Now, if $N$ is torsion-free and $y\in N$, $y\ne0$, then $1\otimes y\ne0$ in $\mathbb{Q}\otimes_{\mathbb{Z}}N$, because the map $$ N\to\mathbb{Q}\otimes_{\mathbb{Z}}N,\qquad y\mapsto 1\otimes y $$ is injective.
Note that the first part uses the fact that $\mathbb{Q}$ is divisible (so tensoring with it kills the torsion part); the second part uses that $\mathbb{Q}$ is torsionfree, so flat over $\mathbb{Z}$.
In your case, the element $(1,1,\dotsc)$ has infinite order in $M=\prod_{n>0}\mathbb{Z}/n\mathbb{Z}$, so it goes to a nonzero element in the quotient $M/t(M)$.
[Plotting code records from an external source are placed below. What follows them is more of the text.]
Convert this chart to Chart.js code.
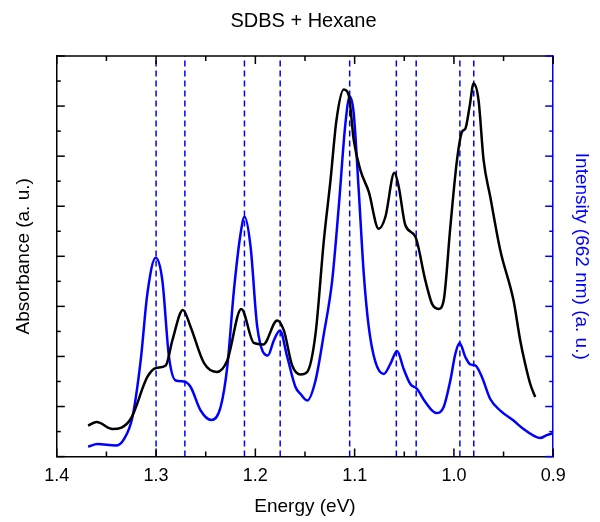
<!DOCTYPE html>
<html>
<head>
<meta charset="utf-8">
<script src="https://cdn.jsdelivr.net/npm/chart.js@4/dist/chart.umd.min.js"></script>
<style>
  html, body { margin: 0; padding: 0; background: #fff; }
  #wrap { width: 600px; height: 522px; }
</style>
</head>
<body>
<div id="wrap"><canvas id="c" width="600" height="522"></canvas></div>
<script>
// absorbance (black, left axis)
const absE = [1.3685, 1.3598, 1.344, 1.3256, 1.3088, 1.300, 1.2903, 1.2836, 1.273, 1.2652, 1.2518, 1.239, 1.2283, 1.2142,
  1.2015, 1.192, 1.178, 1.1713, 1.1629, 1.1545, 1.1478, 1.1394, 1.131, 1.1243, 1.1183, 1.111, 1.106, 1.1009, 1.0942,
  1.0858, 1.0758, 1.069, 1.060, 1.0556, 1.0489, 1.0388, 1.0288, 1.022, 1.0154, 1.0103, 1.0036, 0.9969, 0.9918, 0.9885,
  0.9842, 0.9802, 0.9752, 0.9701, 0.9634, 0.9533, 0.940, 0.9332, 0.9282, 0.9231, 0.9181];
const absV = [0.62, 0.69, 0.55, 0.75, 1.59, 1.77, 1.82, 2.32, 2.93, 2.59, 1.87, 1.69, 1.92, 2.95,
  2.27, 2.24, 2.72, 2.52, 1.82, 1.64, 1.69, 2.45, 4.32, 5.52, 6.72, 7.33, 7.22, 6.32, 5.72,
  5.29, 4.55, 4.79, 5.67, 5.39, 4.62, 4.39, 3.52, 3.05, 2.95, 3.12, 4.59, 5.92, 6.49, 6.55,
  6.99, 7.45, 7.12, 5.92, 5.19, 4.12, 3.12, 2.32, 1.85, 1.45, 1.19];

// emission intensity at 662 nm excitation (blue, right axis)
const plE = [1.3685, 1.359, 1.3406, 1.3323, 1.3238, 1.3155, 1.3088, 1.3004, 1.2937, 1.287, 1.2803, 1.272, 1.2652, 1.2551,
  1.2444, 1.235, 1.2283, 1.2216, 1.2149, 1.2109, 1.2048, 1.1981, 1.1874, 1.1814, 1.1753, 1.1679, 1.1596, 1.1545, 1.1478,
  1.1394, 1.131, 1.1226, 1.116, 1.1093, 1.1049, 1.1009, 1.0959, 1.0908, 1.0858, 1.0791, 1.0707, 1.064, 1.0573, 1.0506,
  1.0439, 1.0371, 1.0288, 1.0177, 1.0103, 1.0036, 0.9986, 0.9943, 0.9885, 0.9835, 0.9785, 0.9718, 0.9634, 0.9533, 0.940,
  0.9299, 0.9198, 0.9131, 0.9064, 0.900];
const plV = [0.20, 0.25, 0.22, 0.35, 0.79, 1.92, 3.25, 3.97, 3.52, 1.99, 1.52, 1.50, 1.39, 0.92,
  0.73, 0.99, 1.79, 3.32, 4.45, 4.79, 4.19, 2.59, 2.02, 2.32, 2.52, 1.99, 1.39, 1.25, 1.12,
  1.52, 2.45, 3.52, 4.99, 6.65, 7.19, 6.85, 5.32, 3.65, 2.59, 1.89, 1.65, 1.85, 2.11, 1.75,
  1.45, 1.35, 1.09, 0.87, 0.99, 1.52, 2.05, 2.27, 1.99, 1.84, 1.82, 1.59, 1.15, 0.92, 0.72,
  0.55, 0.42, 0.37, 0.43, 0.47];

// peak positions marked with dashed lines (eV)
const peakE = [1.300, 1.271, 1.211, 1.175, 1.105, 1.058, 1.038, 0.994, 0.980];

const xTicks = [1.4, 1.3, 1.2, 1.1, 1.0, 0.9];
const BLUE = '#0000ff';
const FONT = "'Liberation Sans', Arial, sans-serif";

const curves = [
  { data: absE.map((e, i) => ({ x: e, y: absV[i] })), borderColor: '#000', yAxisID: 'y' },
  { data: plE.map((e, i) => ({ x: e, y: plV[i] })), borderColor: BLUE, yAxisID: 'y1' },
].map(d => ({ ...d, borderWidth: 2.5, pointRadius: 0, cubicInterpolationMode: 'monotone', fill: false }));

const lines = peakE.map(e => ({
  data: [{ x: e, y: 0 }, { x: e, y: 8 }], yAxisID: 'y1',
  borderColor: BLUE, borderWidth: 1.5, borderDash: [6, 4], pointRadius: 0, fill: false,
}));

// inward major/minor ticks + top frame line
const frameTicks = {
  id: 'frameTicks',
  afterDraw(chart) {
    const { ctx, chartArea: a, scales } = chart;
    ctx.save();
    ctx.lineWidth = 1.5;
    ctx.strokeStyle = '#000';
    ctx.beginPath(); ctx.moveTo(a.left, a.top); ctx.lineTo(a.right, a.top); ctx.stroke();
    for (let i = 0; i <= 10; i++) {
      const px = scales.x.getPixelForValue(0.9 + i * 0.05);
      const len = i % 2 === 0 ? 8 : 5;
      ctx.beginPath();
      ctx.moveTo(px, a.bottom); ctx.lineTo(px, a.bottom - len);
      ctx.moveTo(px, a.top); ctx.lineTo(px, a.top + len);
      ctx.stroke();
    }
    for (let i = 0; i <= 16; i++) {
      const len = i % 2 === 0 ? 8 : 4;
      const py = scales.y.getPixelForValue(i * 0.5);
      ctx.strokeStyle = '#000';
      ctx.beginPath(); ctx.moveTo(a.left, py); ctx.lineTo(a.left + len, py); ctx.stroke();
      const py1 = scales.y1.getPixelForValue(i * 0.5);
      ctx.strokeStyle = BLUE;
      ctx.beginPath(); ctx.moveTo(a.right, py1); ctx.lineTo(a.right - len, py1); ctx.stroke();
    }
    ctx.restore();
  }
};

new Chart(document.getElementById('c'), {
  type: 'line',
  data: { datasets: [...curves, ...lines] },
  plugins: [frameTicks],
  options: {
    responsive: false,
    animation: false,
    layout: { padding: { left: 12, right: 5, top: 0, bottom: 4 } },
    plugins: {
      legend: { display: false },
      tooltip: { enabled: false },
      title: {
        display: true, text: 'SDBS + Hexane', color: '#000',
        font: { family: FONT, size: 20, weight: 'normal' },
        padding: { top: 9, bottom: 23 },
      },
    },
    scales: {
      x: {
        type: 'linear', reverse: true, min: 0.9, max: 1.4,
        afterBuildTicks: s => { s.ticks = xTicks.map(v => ({ value: v })); },
        grid: { display: false },
        border: { display: true, color: '#000', width: 1.5 },
        ticks: { color: '#000', font: { family: FONT, size: 18 }, padding: 1, callback: v => v.toFixed(1), maxRotation: 0 },
        title: { display: true, text: 'Energy (eV)', color: '#000', font: { family: FONT, size: 19 }, padding: { top: 7, bottom: 0 } },
      },
      y: {
        position: 'left', min: 0, max: 8,
        grid: { display: false },
        border: { display: true, color: '#000', width: 1.5 },
        ticks: { display: false },
        title: { display: true, text: 'Absorbance (a. u.)', color: '#000', font: { family: FONT, size: 19 }, padding: { top: 0, bottom: 14 } },
      },
      y1: {
        position: 'right', min: 0, max: 8,
        grid: { display: false },
        border: { display: true, color: BLUE, width: 1.5 },
        ticks: { display: false },
        title: { display: true, text: 'Intensity (662 nm) (a. u.)', color: BLUE, font: { family: FONT, size: 19 }, padding: { top: 2, bottom: 9 } },
      },
    },
  },
});
</script>
</body>
</html>
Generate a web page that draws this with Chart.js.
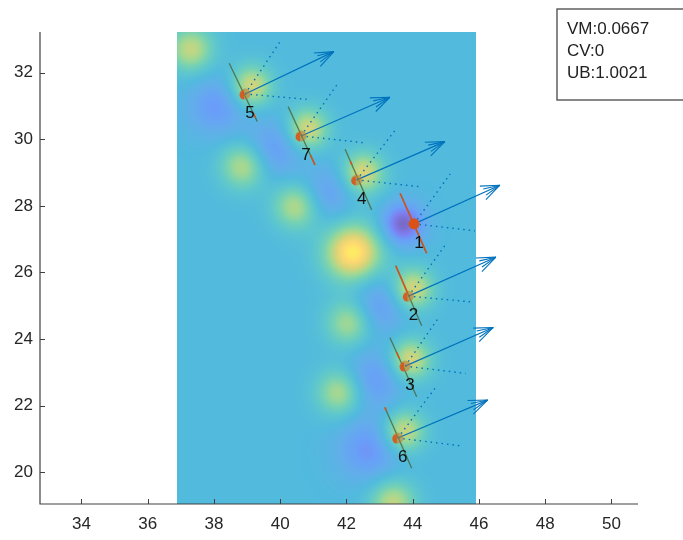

Here is an alternative approach which however only works for tensor products that can be considered as localizations: If $R$ is a commutative ring and $S\subset R$ is a multiplicative subset of $R$, then given any $R$-module $M$ the $R_S$-module $R_S\otimes_R M$ together with the map $M\to R_S\otimes_R M$, $m\mapsto 1\otimes m$, is a localization of $M$ at $S$. However, you know that the localization can also be defined as $S^{-1} M$ by taking as elements the equivalence classes of formal fractions $\frac{m}{s}$ with $s\in S$ and $m\in M$ under the relation $\frac{m_0}{s_0} = \frac{m_1}{s_1}:\Leftrightarrow t s_1 m_0 = t s_0 m_1$ for some $t\in S$, together with the map $M\to S^{-1}M$ sending $m$ to $\frac{m}{1}$. By uniqueness of localization, these two approaches are uniquely isomorphic over $R_S$ in a way compatible with the morphisms from $M$ - in particular, given $m\in M$, we have $1\otimes m=0$ in $R_S\otimes_R M$ if and only if there exists some $t\in S$ such that $tm=0$.
This applies to $R := {\mathbb Z}$, $S := {\mathbb Z}\setminus\{0\}$ (so that $R_S = {\mathbb Q}$), proving that the kernel of $M\to M\otimes_{\mathbb Z}{\mathbb Q}$ is precisely the torsion subgroup of $M$. Since in your example the element $(1,1,...)\in\prod\limits_{n\geq 2}{\mathbb Z}/n{\mathbb Z}$ is not torsion, it does therefore not vanish under the localization map to ${\mathbb Q}\otimes_{\mathbb Z}\prod\limits_{n\geq 2}{\mathbb Z}/n{\mathbb Z}$.